* [Source code of charts]:
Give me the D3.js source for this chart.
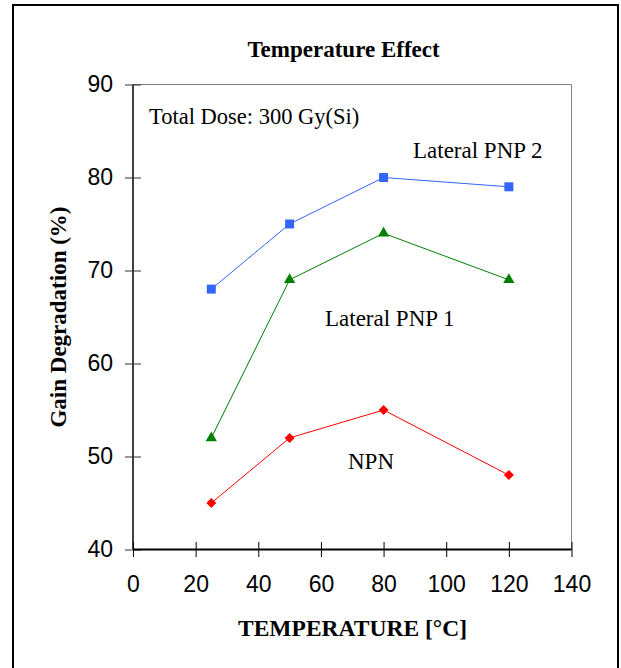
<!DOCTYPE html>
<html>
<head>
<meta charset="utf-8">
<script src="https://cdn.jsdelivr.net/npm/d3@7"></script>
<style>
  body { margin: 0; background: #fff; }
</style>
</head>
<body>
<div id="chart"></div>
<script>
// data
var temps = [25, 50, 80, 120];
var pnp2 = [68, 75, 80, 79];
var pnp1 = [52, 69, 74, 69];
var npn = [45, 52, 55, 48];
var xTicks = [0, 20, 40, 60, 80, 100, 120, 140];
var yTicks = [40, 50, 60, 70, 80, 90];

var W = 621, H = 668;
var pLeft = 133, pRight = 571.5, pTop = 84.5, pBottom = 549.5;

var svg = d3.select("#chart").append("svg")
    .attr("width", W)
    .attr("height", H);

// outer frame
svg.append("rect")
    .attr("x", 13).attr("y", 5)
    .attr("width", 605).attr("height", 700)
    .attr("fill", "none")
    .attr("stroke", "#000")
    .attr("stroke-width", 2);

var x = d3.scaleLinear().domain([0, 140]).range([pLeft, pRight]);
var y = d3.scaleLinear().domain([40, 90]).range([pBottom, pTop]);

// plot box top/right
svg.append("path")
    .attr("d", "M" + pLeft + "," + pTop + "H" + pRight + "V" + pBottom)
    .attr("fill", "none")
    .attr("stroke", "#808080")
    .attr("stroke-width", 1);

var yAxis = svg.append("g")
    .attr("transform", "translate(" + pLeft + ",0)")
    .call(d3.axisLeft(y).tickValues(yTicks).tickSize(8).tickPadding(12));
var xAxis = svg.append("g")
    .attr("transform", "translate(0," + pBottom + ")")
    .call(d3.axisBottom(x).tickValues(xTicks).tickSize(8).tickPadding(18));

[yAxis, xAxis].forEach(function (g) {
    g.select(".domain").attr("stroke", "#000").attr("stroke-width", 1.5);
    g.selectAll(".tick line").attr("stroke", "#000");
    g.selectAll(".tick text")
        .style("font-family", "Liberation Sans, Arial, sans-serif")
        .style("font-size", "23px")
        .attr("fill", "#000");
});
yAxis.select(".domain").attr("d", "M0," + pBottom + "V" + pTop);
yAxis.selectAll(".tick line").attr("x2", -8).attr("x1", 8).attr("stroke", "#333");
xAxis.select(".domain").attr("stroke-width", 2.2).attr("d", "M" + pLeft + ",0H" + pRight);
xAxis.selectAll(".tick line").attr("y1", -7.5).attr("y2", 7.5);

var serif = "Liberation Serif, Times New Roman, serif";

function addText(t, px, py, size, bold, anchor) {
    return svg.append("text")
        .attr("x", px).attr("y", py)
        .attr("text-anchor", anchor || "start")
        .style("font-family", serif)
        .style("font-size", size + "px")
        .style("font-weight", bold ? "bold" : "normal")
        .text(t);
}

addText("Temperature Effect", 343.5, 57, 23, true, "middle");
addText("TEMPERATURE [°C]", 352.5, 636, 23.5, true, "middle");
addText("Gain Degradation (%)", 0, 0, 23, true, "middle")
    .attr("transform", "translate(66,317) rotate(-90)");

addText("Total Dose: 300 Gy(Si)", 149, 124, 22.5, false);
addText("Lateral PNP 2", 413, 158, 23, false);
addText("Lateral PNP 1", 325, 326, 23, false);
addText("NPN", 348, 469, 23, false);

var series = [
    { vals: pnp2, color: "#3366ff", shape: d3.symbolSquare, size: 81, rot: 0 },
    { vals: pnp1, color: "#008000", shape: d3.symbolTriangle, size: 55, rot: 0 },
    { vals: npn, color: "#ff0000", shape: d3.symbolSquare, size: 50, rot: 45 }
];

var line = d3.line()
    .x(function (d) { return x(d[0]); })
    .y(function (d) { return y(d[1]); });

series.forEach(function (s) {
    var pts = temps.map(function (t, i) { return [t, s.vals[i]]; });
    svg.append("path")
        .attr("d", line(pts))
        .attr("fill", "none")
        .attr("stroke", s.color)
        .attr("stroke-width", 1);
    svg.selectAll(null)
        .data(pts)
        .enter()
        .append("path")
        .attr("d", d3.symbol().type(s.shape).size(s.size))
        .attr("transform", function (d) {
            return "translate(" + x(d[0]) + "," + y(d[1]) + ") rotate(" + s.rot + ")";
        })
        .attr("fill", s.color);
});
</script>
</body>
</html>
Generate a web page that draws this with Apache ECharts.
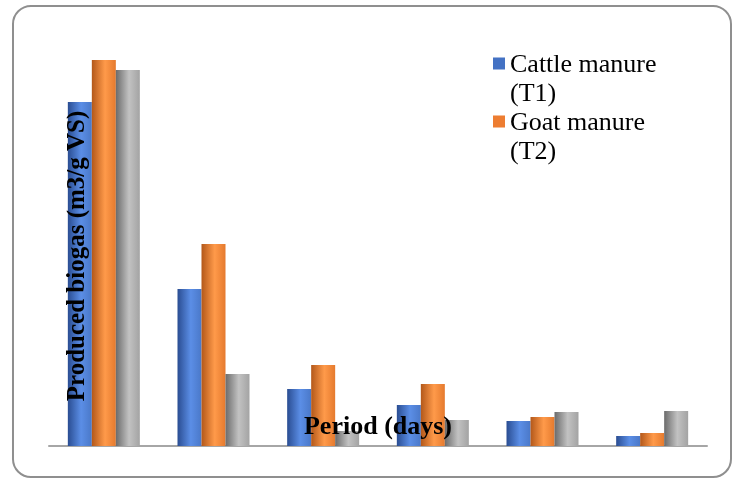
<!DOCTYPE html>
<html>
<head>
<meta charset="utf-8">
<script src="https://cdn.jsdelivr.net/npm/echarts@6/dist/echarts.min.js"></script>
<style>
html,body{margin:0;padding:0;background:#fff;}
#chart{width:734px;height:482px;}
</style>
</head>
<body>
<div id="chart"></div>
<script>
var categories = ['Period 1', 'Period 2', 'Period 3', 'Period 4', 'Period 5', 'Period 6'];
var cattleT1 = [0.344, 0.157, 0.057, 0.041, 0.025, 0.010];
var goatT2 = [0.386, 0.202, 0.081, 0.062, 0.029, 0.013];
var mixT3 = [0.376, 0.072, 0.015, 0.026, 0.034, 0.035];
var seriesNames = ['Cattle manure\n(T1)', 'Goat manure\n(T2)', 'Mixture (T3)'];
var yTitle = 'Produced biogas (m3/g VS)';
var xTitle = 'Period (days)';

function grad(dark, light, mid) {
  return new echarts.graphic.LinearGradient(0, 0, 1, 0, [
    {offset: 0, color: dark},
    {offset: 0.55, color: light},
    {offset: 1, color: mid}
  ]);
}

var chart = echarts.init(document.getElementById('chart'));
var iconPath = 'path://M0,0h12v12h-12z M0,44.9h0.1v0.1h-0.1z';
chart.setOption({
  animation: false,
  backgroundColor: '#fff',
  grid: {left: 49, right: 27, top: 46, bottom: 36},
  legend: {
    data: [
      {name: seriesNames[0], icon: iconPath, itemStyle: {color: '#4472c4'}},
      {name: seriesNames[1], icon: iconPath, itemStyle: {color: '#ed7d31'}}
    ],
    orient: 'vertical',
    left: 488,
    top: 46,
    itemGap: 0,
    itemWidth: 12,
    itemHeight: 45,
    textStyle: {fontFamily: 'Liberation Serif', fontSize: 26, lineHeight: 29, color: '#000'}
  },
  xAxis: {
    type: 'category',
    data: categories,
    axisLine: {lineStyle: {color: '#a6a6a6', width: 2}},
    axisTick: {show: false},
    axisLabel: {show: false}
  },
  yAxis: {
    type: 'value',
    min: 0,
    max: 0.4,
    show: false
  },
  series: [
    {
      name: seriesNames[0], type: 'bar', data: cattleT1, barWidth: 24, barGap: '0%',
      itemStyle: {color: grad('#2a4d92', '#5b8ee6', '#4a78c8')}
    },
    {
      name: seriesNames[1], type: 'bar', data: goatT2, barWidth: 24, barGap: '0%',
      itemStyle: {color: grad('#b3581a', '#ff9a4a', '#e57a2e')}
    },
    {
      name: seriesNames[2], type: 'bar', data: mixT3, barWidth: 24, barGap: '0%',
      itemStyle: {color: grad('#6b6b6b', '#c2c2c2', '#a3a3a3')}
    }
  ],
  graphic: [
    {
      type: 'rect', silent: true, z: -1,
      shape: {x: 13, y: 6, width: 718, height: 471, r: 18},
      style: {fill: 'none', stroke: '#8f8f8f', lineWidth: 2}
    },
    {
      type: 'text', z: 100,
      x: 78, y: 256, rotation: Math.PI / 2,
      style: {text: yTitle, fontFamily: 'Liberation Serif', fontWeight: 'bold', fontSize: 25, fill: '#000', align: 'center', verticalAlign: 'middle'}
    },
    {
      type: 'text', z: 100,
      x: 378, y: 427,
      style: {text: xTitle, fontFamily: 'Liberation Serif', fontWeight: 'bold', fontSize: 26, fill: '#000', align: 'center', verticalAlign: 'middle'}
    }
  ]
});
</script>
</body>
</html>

* [INSTRUCTION]:
Copy all of the entries verbatim, leaving out any pictures they contain.

* [RESULT]:
Give me the D3.js source for this chart.
<!DOCTYPE html>
<html>
<head>
<meta charset="utf-8">
<script src="https://cdn.jsdelivr.net/npm/d3@7"></script>
<style>
  body { margin: 0; background: #fff; }
</style>
</head>
<body>
<div id="chart"></div>
<script>
// data
var temps = [25, 50, 80, 120];
var pnp2 = [68, 75, 80, 79];
var pnp1 = [52, 69, 74, 69];
var npn = [45, 52, 55, 48];
var xTicks = [0, 20, 40, 60, 80, 100, 120, 140];
var yTicks = [40, 50, 60, 70, 80, 90];

var W = 621, H = 668;
var pLeft = 133, pRight = 571.5, pTop = 84.5, pBottom = 549.5;

var svg = d3.select("#chart").append("svg")
    .attr("width", W)
    .attr("height", H);

// outer frame
svg.append("rect")
    .attr("x", 13).attr("y", 5)
    .attr("width", 605).attr("height", 700)
    .attr("fill", "none")
    .attr("stroke", "#000")
    .attr("stroke-width", 2);

var x = d3.scaleLinear().domain([0, 140]).range([pLeft, pRight]);
var y = d3.scaleLinear().domain([40, 90]).range([pBottom, pTop]);

// plot box top/right
svg.append("path")
    .attr("d", "M" + pLeft + "," + pTop + "H" + pRight + "V" + pBottom)
    .attr("fill", "none")
    .attr("stroke", "#808080")
    .attr("stroke-width", 1);

var yAxis = svg.append("g")
    .attr("transform", "translate(" + pLeft + ",0)")
    .call(d3.axisLeft(y).tickValues(yTicks).tickSize(8).tickPadding(12));
var xAxis = svg.append("g")
    .attr("transform", "translate(0," + pBottom + ")")
    .call(d3.axisBottom(x).tickValues(xTicks).tickSize(8).tickPadding(18));

[yAxis, xAxis].forEach(function (g) {
    g.select(".domain").attr("stroke", "#000").attr("stroke-width", 1.5);
    g.selectAll(".tick line").attr("stroke", "#000");
    g.selectAll(".tick text")
        .style("font-family", "Liberation Sans, Arial, sans-serif")
        .style("font-size", "23px")
        .attr("fill", "#000");
});
yAxis.select(".domain").attr("d", "M0," + pBottom + "V" + pTop);
yAxis.selectAll(".tick line").attr("x2", -8).attr("x1", 8).attr("stroke", "#333");
xAxis.select(".domain").attr("stroke-width", 2.2).attr("d", "M" + pLeft + ",0H" + pRight);
xAxis.selectAll(".tick line").attr("y1", -7.5).attr("y2", 7.5);

var serif = "Liberation Serif, Times New Roman, serif";

function addText(t, px, py, size, bold, anchor) {
    return svg.append("text")
        .attr("x", px).attr("y", py)
        .attr("text-anchor", anchor || "start")
        .style("font-family", serif)
        .style("font-size", size + "px")
        .style("font-weight", bold ? "bold" : "normal")
        .text(t);
}

addText("Temperature Effect", 343.5, 57, 23, true, "middle");
addText("TEMPERATURE [°C]", 352.5, 636, 23.5, true, "middle");
addText("Gain Degradation (%)", 0, 0, 23, true, "middle")
    .attr("transform", "translate(66,317) rotate(-90)");

addText("Total Dose: 300 Gy(Si)", 149, 124, 22.5, false);
addText("Lateral PNP 2", 413, 158, 23, false);
addText("Lateral PNP 1", 325, 326, 23, false);
addText("NPN", 348, 469, 23, false);

var series = [
    { vals: pnp2, color: "#3366ff", shape: d3.symbolSquare, size: 81, rot: 0 },
    { vals: pnp1, color: "#008000", shape: d3.symbolTriangle, size: 55, rot: 0 },
    { vals: npn, color: "#ff0000", shape: d3.symbolSquare, size: 50, rot: 45 }
];

var line = d3.line()
    .x(function (d) { return x(d[0]); })
    .y(function (d) { return y(d[1]); });

series.forEach(function (s) {
    var pts = temps.map(function (t, i) { return [t, s.vals[i]]; });
    svg.append("path")
        .attr("d", line(pts))
        .attr("fill", "none")
        .attr("stroke", s.color)
        .attr("stroke-width", 1);
    svg.selectAll(null)
        .data(pts)
        .enter()
        .append("path")
        .attr("d", d3.symbol().type(s.shape).size(s.size))
        .attr("transform", function (d) {
            return "translate(" + x(d[0]) + "," + y(d[1]) + ") rotate(" + s.rot + ")";
        })
        .attr("fill", s.color);
});
</script>
</body>
</html>
Generate a web page that draws this with Apache ECharts.
<!DOCTYPE html>
<html>
<head>
<meta charset="utf-8">
<script src="https://cdn.jsdelivr.net/npm/echarts@6/dist/echarts.min.js"></script>
<style>
html,body{margin:0;padding:0;background:#fff;}
#chart{width:734px;height:482px;}
</style>
</head>
<body>
<div id="chart"></div>
<script>
var categories = ['Period 1', 'Period 2', 'Period 3', 'Period 4', 'Period 5', 'Period 6'];
var cattleT1 = [0.344, 0.157, 0.057, 0.041, 0.025, 0.010];
var goatT2 = [0.386, 0.202, 0.081, 0.062, 0.029, 0.013];
var mixT3 = [0.376, 0.072, 0.015, 0.026, 0.034, 0.035];
var seriesNames = ['Cattle manure\n(T1)', 'Goat manure\n(T2)', 'Mixture (T3)'];
var yTitle = 'Produced biogas (m3/g VS)';
var xTitle = 'Period (days)';

function grad(dark, light, mid) {
  return new echarts.graphic.LinearGradient(0, 0, 1, 0, [
    {offset: 0, color: dark},
    {offset: 0.55, color: light},
    {offset: 1, color: mid}
  ]);
}

var chart = echarts.init(document.getElementById('chart'));
var iconPath = 'path://M0,0h12v12h-12z M0,44.9h0.1v0.1h-0.1z';
chart.setOption({
  animation: false,
  backgroundColor: '#fff',
  grid: {left: 49, right: 27, top: 46, bottom: 36},
  legend: {
    data: [
      {name: seriesNames[0], icon: iconPath, itemStyle: {color: '#4472c4'}},
      {name: seriesNames[1], icon: iconPath, itemStyle: {color: '#ed7d31'}}
    ],
    orient: 'vertical',
    left: 488,
    top: 46,
    itemGap: 0,
    itemWidth: 12,
    itemHeight: 45,
    textStyle: {fontFamily: 'Liberation Serif', fontSize: 26, lineHeight: 29, color: '#000'}
  },
  xAxis: {
    type: 'category',
    data: categories,
    axisLine: {lineStyle: {color: '#a6a6a6', width: 2}},
    axisTick: {show: false},
    axisLabel: {show: false}
  },
  yAxis: {
    type: 'value',
    min: 0,
    max: 0.4,
    show: false
  },
  series: [
    {
      name: seriesNames[0], type: 'bar', data: cattleT1, barWidth: 24, barGap: '0%',
      itemStyle: {color: grad('#2a4d92', '#5b8ee6', '#4a78c8')}
    },
    {
      name: seriesNames[1], type: 'bar', data: goatT2, barWidth: 24, barGap: '0%',
      itemStyle: {color: grad('#b3581a', '#ff9a4a', '#e57a2e')}
    },
    {
      name: seriesNames[2], type: 'bar', data: mixT3, barWidth: 24, barGap: '0%',
      itemStyle: {color: grad('#6b6b6b', '#c2c2c2', '#a3a3a3')}
    }
  ],
  graphic: [
    {
      type: 'rect', silent: true, z: -1,
      shape: {x: 13, y: 6, width: 718, height: 471, r: 18},
      style: {fill: 'none', stroke: '#8f8f8f', lineWidth: 2}
    },
    {
      type: 'text', z: 100,
      x: 78, y: 256, rotation: Math.PI / 2,
      style: {text: yTitle, fontFamily: 'Liberation Serif', fontWeight: 'bold', fontSize: 25, fill: '#000', align: 'center', verticalAlign: 'middle'}
    },
    {
      type: 'text', z: 100,
      x: 378, y: 427,
      style: {text: xTitle, fontFamily: 'Liberation Serif', fontWeight: 'bold', fontSize: 26, fill: '#000', align: 'center', verticalAlign: 'middle'}
    }
  ]
});
</script>
</body>
</html>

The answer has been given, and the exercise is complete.